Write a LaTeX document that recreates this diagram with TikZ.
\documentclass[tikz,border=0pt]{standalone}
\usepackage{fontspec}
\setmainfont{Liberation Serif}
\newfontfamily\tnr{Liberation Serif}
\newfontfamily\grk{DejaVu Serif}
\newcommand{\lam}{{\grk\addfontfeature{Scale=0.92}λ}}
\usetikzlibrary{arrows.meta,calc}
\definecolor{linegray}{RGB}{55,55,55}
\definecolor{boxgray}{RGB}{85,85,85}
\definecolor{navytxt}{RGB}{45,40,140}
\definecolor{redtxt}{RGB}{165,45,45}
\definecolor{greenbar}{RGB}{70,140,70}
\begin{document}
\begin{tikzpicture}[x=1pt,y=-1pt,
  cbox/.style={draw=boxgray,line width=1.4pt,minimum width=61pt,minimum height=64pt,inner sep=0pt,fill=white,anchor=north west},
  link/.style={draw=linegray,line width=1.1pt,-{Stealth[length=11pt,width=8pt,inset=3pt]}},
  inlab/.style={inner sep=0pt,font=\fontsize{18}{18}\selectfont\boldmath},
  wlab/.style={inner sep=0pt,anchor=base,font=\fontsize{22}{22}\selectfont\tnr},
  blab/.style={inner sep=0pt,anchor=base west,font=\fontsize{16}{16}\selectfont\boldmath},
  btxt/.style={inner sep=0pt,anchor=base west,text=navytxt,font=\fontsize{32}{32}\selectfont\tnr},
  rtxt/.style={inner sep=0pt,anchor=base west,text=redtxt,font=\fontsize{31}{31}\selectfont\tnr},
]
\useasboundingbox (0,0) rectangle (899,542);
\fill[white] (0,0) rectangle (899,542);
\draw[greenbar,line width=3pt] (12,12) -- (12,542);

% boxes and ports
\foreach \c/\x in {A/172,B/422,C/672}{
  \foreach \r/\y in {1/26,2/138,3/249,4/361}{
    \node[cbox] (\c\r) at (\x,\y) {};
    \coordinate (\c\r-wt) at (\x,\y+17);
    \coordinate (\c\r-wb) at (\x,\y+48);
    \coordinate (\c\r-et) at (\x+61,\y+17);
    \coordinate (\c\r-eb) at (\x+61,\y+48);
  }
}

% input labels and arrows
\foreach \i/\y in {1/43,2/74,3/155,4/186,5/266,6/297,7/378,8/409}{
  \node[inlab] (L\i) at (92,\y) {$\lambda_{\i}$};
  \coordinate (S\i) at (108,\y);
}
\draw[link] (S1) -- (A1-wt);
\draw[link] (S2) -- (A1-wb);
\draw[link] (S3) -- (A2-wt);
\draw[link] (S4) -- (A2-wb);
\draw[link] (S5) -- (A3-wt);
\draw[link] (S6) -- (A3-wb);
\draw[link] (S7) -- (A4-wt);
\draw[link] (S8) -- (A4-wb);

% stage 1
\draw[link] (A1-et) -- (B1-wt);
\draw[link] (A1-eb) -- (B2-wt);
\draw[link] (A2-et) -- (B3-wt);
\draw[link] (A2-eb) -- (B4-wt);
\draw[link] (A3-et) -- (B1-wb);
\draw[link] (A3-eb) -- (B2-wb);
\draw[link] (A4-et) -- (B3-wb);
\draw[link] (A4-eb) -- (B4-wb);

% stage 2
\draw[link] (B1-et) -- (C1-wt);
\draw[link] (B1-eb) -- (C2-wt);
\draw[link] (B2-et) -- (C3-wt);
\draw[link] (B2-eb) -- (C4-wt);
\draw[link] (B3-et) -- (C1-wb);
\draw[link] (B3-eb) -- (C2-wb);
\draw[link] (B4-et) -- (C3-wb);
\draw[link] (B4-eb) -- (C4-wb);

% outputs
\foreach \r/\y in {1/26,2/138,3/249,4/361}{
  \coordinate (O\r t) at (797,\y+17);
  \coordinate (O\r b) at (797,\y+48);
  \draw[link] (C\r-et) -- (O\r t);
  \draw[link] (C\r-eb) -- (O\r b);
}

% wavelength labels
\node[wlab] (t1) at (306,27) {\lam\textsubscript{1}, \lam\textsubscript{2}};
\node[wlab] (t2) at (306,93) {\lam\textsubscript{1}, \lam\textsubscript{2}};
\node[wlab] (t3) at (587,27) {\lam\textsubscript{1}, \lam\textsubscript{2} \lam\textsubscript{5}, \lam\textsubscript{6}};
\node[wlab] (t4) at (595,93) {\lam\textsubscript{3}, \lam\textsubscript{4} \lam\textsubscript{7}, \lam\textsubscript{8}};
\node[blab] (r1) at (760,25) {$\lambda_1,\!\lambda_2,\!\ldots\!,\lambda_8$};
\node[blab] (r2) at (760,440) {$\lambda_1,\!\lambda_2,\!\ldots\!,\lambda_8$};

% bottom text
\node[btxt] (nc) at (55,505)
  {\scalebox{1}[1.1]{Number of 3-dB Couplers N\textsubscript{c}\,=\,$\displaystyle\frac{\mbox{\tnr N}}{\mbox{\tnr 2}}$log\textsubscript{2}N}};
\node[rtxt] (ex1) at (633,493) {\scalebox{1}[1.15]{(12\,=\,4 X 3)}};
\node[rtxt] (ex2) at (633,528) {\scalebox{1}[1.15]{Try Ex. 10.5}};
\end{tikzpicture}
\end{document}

· · · · · · ·

STATED PROBLEM:
Transcribe the whole listing with nothing added or left out.

REPLY:
Write a LaTeX document that recreates this diagram with TikZ.
\documentclass[tikz,border=0pt]{standalone}
\usepackage{fontspec}
\setmainfont{Liberation Serif}
\newfontfamily\tnr{Liberation Serif}
\newfontfamily\grk{DejaVu Serif}
\newcommand{\lam}{{\grk\addfontfeature{Scale=0.92}λ}}
\usetikzlibrary{arrows.meta,calc}
\definecolor{linegray}{RGB}{55,55,55}
\definecolor{boxgray}{RGB}{85,85,85}
\definecolor{navytxt}{RGB}{45,40,140}
\definecolor{redtxt}{RGB}{165,45,45}
\definecolor{greenbar}{RGB}{70,140,70}
\begin{document}
\begin{tikzpicture}[x=1pt,y=-1pt,
  cbox/.style={draw=boxgray,line width=1.4pt,minimum width=61pt,minimum height=64pt,inner sep=0pt,fill=white,anchor=north west},
  link/.style={draw=linegray,line width=1.1pt,-{Stealth[length=11pt,width=8pt,inset=3pt]}},
  inlab/.style={inner sep=0pt,font=\fontsize{18}{18}\selectfont\boldmath},
  wlab/.style={inner sep=0pt,anchor=base,font=\fontsize{22}{22}\selectfont\tnr},
  blab/.style={inner sep=0pt,anchor=base west,font=\fontsize{16}{16}\selectfont\boldmath},
  btxt/.style={inner sep=0pt,anchor=base west,text=navytxt,font=\fontsize{32}{32}\selectfont\tnr},
  rtxt/.style={inner sep=0pt,anchor=base west,text=redtxt,font=\fontsize{31}{31}\selectfont\tnr},
]
\useasboundingbox (0,0) rectangle (899,542);
\fill[white] (0,0) rectangle (899,542);
\draw[greenbar,line width=3pt] (12,12) -- (12,542);

% boxes and ports
\foreach \c/\x in {A/172,B/422,C/672}{
  \foreach \r/\y in {1/26,2/138,3/249,4/361}{
    \node[cbox] (\c\r) at (\x,\y) {};
    \coordinate (\c\r-wt) at (\x,\y+17);
    \coordinate (\c\r-wb) at (\x,\y+48);
    \coordinate (\c\r-et) at (\x+61,\y+17);
    \coordinate (\c\r-eb) at (\x+61,\y+48);
  }
}

% input labels and arrows
\foreach \i/\y in {1/43,2/74,3/155,4/186,5/266,6/297,7/378,8/409}{
  \node[inlab] (L\i) at (92,\y) {$\lambda_{\i}$};
  \coordinate (S\i) at (108,\y);
}
\draw[link] (S1) -- (A1-wt);
\draw[link] (S2) -- (A1-wb);
\draw[link] (S3) -- (A2-wt);
\draw[link] (S4) -- (A2-wb);
\draw[link] (S5) -- (A3-wt);
\draw[link] (S6) -- (A3-wb);
\draw[link] (S7) -- (A4-wt);
\draw[link] (S8) -- (A4-wb);

% stage 1
\draw[link] (A1-et) -- (B1-wt);
\draw[link] (A1-eb) -- (B2-wt);
\draw[link] (A2-et) -- (B3-wt);
\draw[link] (A2-eb) -- (B4-wt);
\draw[link] (A3-et) -- (B1-wb);
\draw[link] (A3-eb) -- (B2-wb);
\draw[link] (A4-et) -- (B3-wb);
\draw[link] (A4-eb) -- (B4-wb);

% stage 2
\draw[link] (B1-et) -- (C1-wt);
\draw[link] (B1-eb) -- (C2-wt);
\draw[link] (B2-et) -- (C3-wt);
\draw[link] (B2-eb) -- (C4-wt);
\draw[link] (B3-et) -- (C1-wb);
\draw[link] (B3-eb) -- (C2-wb);
\draw[link] (B4-et) -- (C3-wb);
\draw[link] (B4-eb) -- (C4-wb);

% outputs
\foreach \r/\y in {1/26,2/138,3/249,4/361}{
  \coordinate (O\r t) at (797,\y+17);
  \coordinate (O\r b) at (797,\y+48);
  \draw[link] (C\r-et) -- (O\r t);
  \draw[link] (C\r-eb) -- (O\r b);
}

% wavelength labels
\node[wlab] (t1) at (306,27) {\lam\textsubscript{1}, \lam\textsubscript{2}};
\node[wlab] (t2) at (306,93) {\lam\textsubscript{1}, \lam\textsubscript{2}};
\node[wlab] (t3) at (587,27) {\lam\textsubscript{1}, \lam\textsubscript{2} \lam\textsubscript{5}, \lam\textsubscript{6}};
\node[wlab] (t4) at (595,93) {\lam\textsubscript{3}, \lam\textsubscript{4} \lam\textsubscript{7}, \lam\textsubscript{8}};
\node[blab] (r1) at (760,25) {$\lambda_1,\!\lambda_2,\!\ldots\!,\lambda_8$};
\node[blab] (r2) at (760,440) {$\lambda_1,\!\lambda_2,\!\ldots\!,\lambda_8$};

% bottom text
\node[btxt] (nc) at (55,505)
  {\scalebox{1}[1.1]{Number of 3-dB Couplers N\textsubscript{c}\,=\,$\displaystyle\frac{\mbox{\tnr N}}{\mbox{\tnr 2}}$log\textsubscript{2}N}};
\node[rtxt] (ex1) at (633,493) {\scalebox{1}[1.15]{(12\,=\,4 X 3)}};
\node[rtxt] (ex2) at (633,528) {\scalebox{1}[1.15]{Try Ex. 10.5}};
\end{tikzpicture}
\end{document}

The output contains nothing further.